Green burials, in which the body is placed on organic material and covered in organic material before begin topped with soil, also is available at Sleepy Hollow. And Fields has begun offering an option called “Let your Love grow,” a biodegradable package and planting mixture that can be mixed with cremains and buried in the ground, or used in planting perennials, trees or rose bushes.
Clay impressions of a pet’s paw are available, as are a wide variety of urns. Sleepy Hollow has teamed up with Buddies Beloved Pet Keepsakes to create custom rings, earrings, key chains or charms for bracelets or necklaces. The pet’s actual paw or nose prints, taken from digital photos, clay, plaster or resin molds or ink prints, are etched into the sterling silver, white gold or gold charm or ring.

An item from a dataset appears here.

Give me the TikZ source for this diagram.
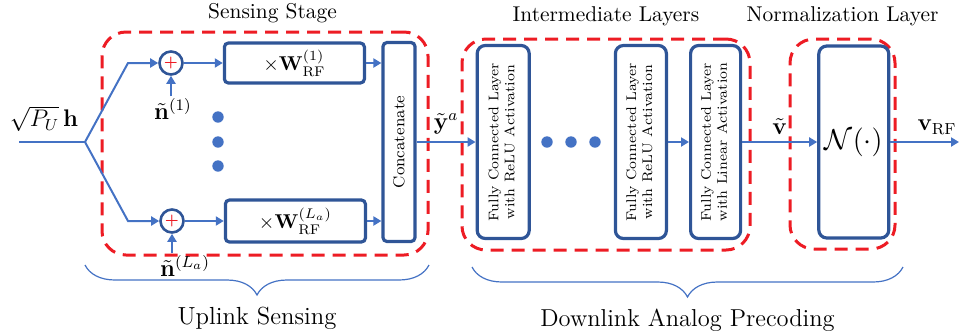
\documentclass[tikz,border=0pt]{standalone}
\usepackage{graphicx,amsmath,amssymb}
\usepackage{tikz}
\usetikzlibrary{arrows.meta,positioning,decorations.pathreplacing,calc}
\definecolor{linkblue}{RGB}{68,114,196}
\definecolor{boxblue}{RGB}{47,85,151}
\definecolor{groupred}{RGB}{237,28,36}
\tikzstyle{block} = [rectangle, draw=boxblue, line width=1.6pt, rounded corners=2pt, text centered, inner sep=0pt]
\tikzstyle{fclayer} = [block, rounded corners=4pt, minimum height=96.5pt]
\tikzstyle{adder} = [circle, draw=boxblue, line width=1.3pt, minimum size=11.5pt, inner sep=0pt]
\tikzstyle{stagebox} = [rectangle, draw=groupred, line width=1.5pt, dash pattern=on 6.5pt off 4pt, rounded corners=12pt]
\tikzstyle{stagetitle} = [scale=1.07]
\tikzstyle{connector} = [line width=1pt, draw=linkblue, -{Triangle[length=4pt,width=4.5pt]}]
\tikzstyle{feed} = [line width=1pt, draw=linkblue]
\tikzstyle{bigdot} = [circle, fill=linkblue, minimum size=5.7pt, inner sep=0pt]
\tikzstyle{groupbrace} = [decorate, decoration={brace, mirror, amplitude=15pt}, draw=linkblue, line width=0.6pt]

\begin{document}
\begin{tikzpicture}[x=1pt, y=1pt]
        \useasboundingbox (0,-96) rectangle (479.5,71);
        \node (sensing-stage) [stagebox, minimum width=163pt, minimum height=111.5pt] at (132.5,-0.75) {};
        \node (intermediate-layers) [stagebox, minimum width=144pt, minimum height=105.5pt] at (303,-1.25) {};
        \node (normalization-layer) [stagebox, minimum width=52.5pt, minimum height=105pt] at (421.25,-1) {};
        \node (sensing-title) [stagetitle, above=0pt of sensing-stage, xshift=3.5pt] {Sensing Stage};
        \node (intermediate-title) [stagetitle, above=2pt of intermediate-layers] {Intermediate Layers};
        \node (normalization-title) [stagetitle, above=2pt of normalization-layer] {Normalization Layer};
        \coordinate (input) at (9.5,0);
        \coordinate (split) at (42.5,0);
        \coordinate (upper-bend) at (64,39.5);
        \coordinate (lower-bend) at (64,-39.5);
        \node (input-label) at (22,11.5) {\large $\sqrt{P_U}\,\mathbf{h}$};
        \node (adder-1) [adder] at (85.5,39.5) {\scriptsize\textcolor{groupred}{$\boldsymbol{+}$}};
        \node (adder-2) [adder] at (86,-39.5) {\scriptsize\textcolor{groupred}{$\boldsymbol{+}$}};
        \node (noise-1) [inner sep=1pt] at (86.5,16.5) {\large $\tilde{\mathbf{n}}^{(1)}$};
        \node (noise-2) [inner sep=1pt] at (92.5,-62) {\large $\tilde{\mathbf{n}}^{(L_a)}$};
        \node (rf-1) [block, minimum width=70pt, minimum height=20pt, right=19.5pt of adder-1] {$\times\mathbf{W}_{\mathrm{RF}}^{(1)}$};
        \node (rf-2) [block, minimum width=70pt, minimum height=21pt, right=19.5pt of adder-2] {$\times\mathbf{W}_{\mathrm{RF}}^{(L_a)}$};
        \node (dot-1) [bigdot] at (109,12.5) {};
        \node (dot-2) [bigdot] at (109,0) {};
        \node (dot-3) [bigdot] at (109,-12) {};
        \node (concat) [block, minimum width=16pt, minimum height=99.5pt] at (199.5,0) {\rotatebox{90}{\footnotesize Concatenate}};
        \node (fc-1) [fclayer, minimum width=26pt, right=29.5pt of concat] {\rotatebox{90}{\scriptsize\begin{tabular}{@{}c@{}}Fully Connected Layer\\with ReLU Activation\end{tabular}}};
        \node (dot-4) [bigdot] at (273.5,0) {};
        \node (dot-5) [bigdot] at (285.5,0) {};
        \node (dot-6) [bigdot] at (297.5,0) {};
        \node (fc-2) [fclayer, minimum width=25.5pt, right=41.5pt of fc-1] {\rotatebox{90}{\scriptsize\begin{tabular}{@{}c@{}}Fully Connected Layer\\with ReLU Activation\end{tabular}}};
        \node (fc-3) [fclayer, minimum width=25pt, right=10.5pt of fc-2] {\rotatebox{90}{\scriptsize\begin{tabular}{@{}c@{}}Fully Connected Layer\\with Linear Activation\end{tabular}}};
        \node (norm) [fclayer, minimum width=35pt, minimum height=96pt, right=37.5pt of fc-3] {\Large $\mathcal{N}(\cdot)$};
        \coordinate (output) at (479.5,0);
        \coordinate (uplink-start) at (42.5,-61.5);
        \coordinate (uplink-end) at (214.5,-61.5);
        \coordinate (downlink-start) at (236,-62.5);
        \coordinate (downlink-end) at (451.5,-62.5);
        \draw [feed] (input) -- (split);
        \draw [connector] (split) -- (upper-bend) -- (adder-1);
        \draw [connector] (split) -- (lower-bend) -- (adder-2);
        \draw [connector] (noise-1.north -| adder-1) -- (adder-1);
        \draw [connector] (noise-2.north -| adder-2) -- (adder-2);
        \draw [connector] (adder-1) -- (rf-1);
        \draw [connector] (adder-2) -- (rf-2);
        \draw [connector] (rf-1) -- (rf-1 -| concat.west);
        \draw [connector] (rf-2) -- (rf-2 -| concat.west);
        \draw [connector] (concat) -- node[above=2.5pt, inner sep=1pt] {\large $\tilde{\mathbf{y}}^{a}$} (fc-1);
        \draw [connector] (fc-2) -- (fc-3);
        \draw [connector] (fc-3) -- node[above] {\large $\tilde{\mathbf{v}}$} (norm);
        \draw [connector] (norm) -- node[above, pos=0.68] {\large $\mathbf{v}_{\mathrm{RF}}$} (output);
        \draw [groupbrace] (uplink-start) -- node[below=17.5pt, scale=1.03] {\large Uplink Sensing} (uplink-end);
        \draw [groupbrace] (downlink-start) -- node[below=17.5pt, scale=1.02] {\large Downlink Analog Precoding} (downlink-end);
    \end{tikzpicture}
\end{document}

One of Fields’ favorite items is glass-blown art that incorporates the pet’s remains. A small amount of remains are mixed into a decorative glass-blown globe or touchstone.
Fields said the availability of several options is important to his customers, as is his company’s practice of offering their services at no charge to law enforcement pets and to families who lost pets in a house fire.
“I try to look at the big picture, and that’s the thing with me being a funeral director,” Fields said. “I understand those things. No one in Michigan does things the way we do it and has the facilities we have. That’s why we’re set up the way we are and things are done in a way to help people come in and be comfortable. That’s part of the grieving process.
“It just comes down to, ‘how do I want to be treated? How is this going to reflect on me? What does it say about my integrity or my character?’ That’s the bottom line. When you own a business or are doing something that is for the good of the community, a lot of it reflects back on you.”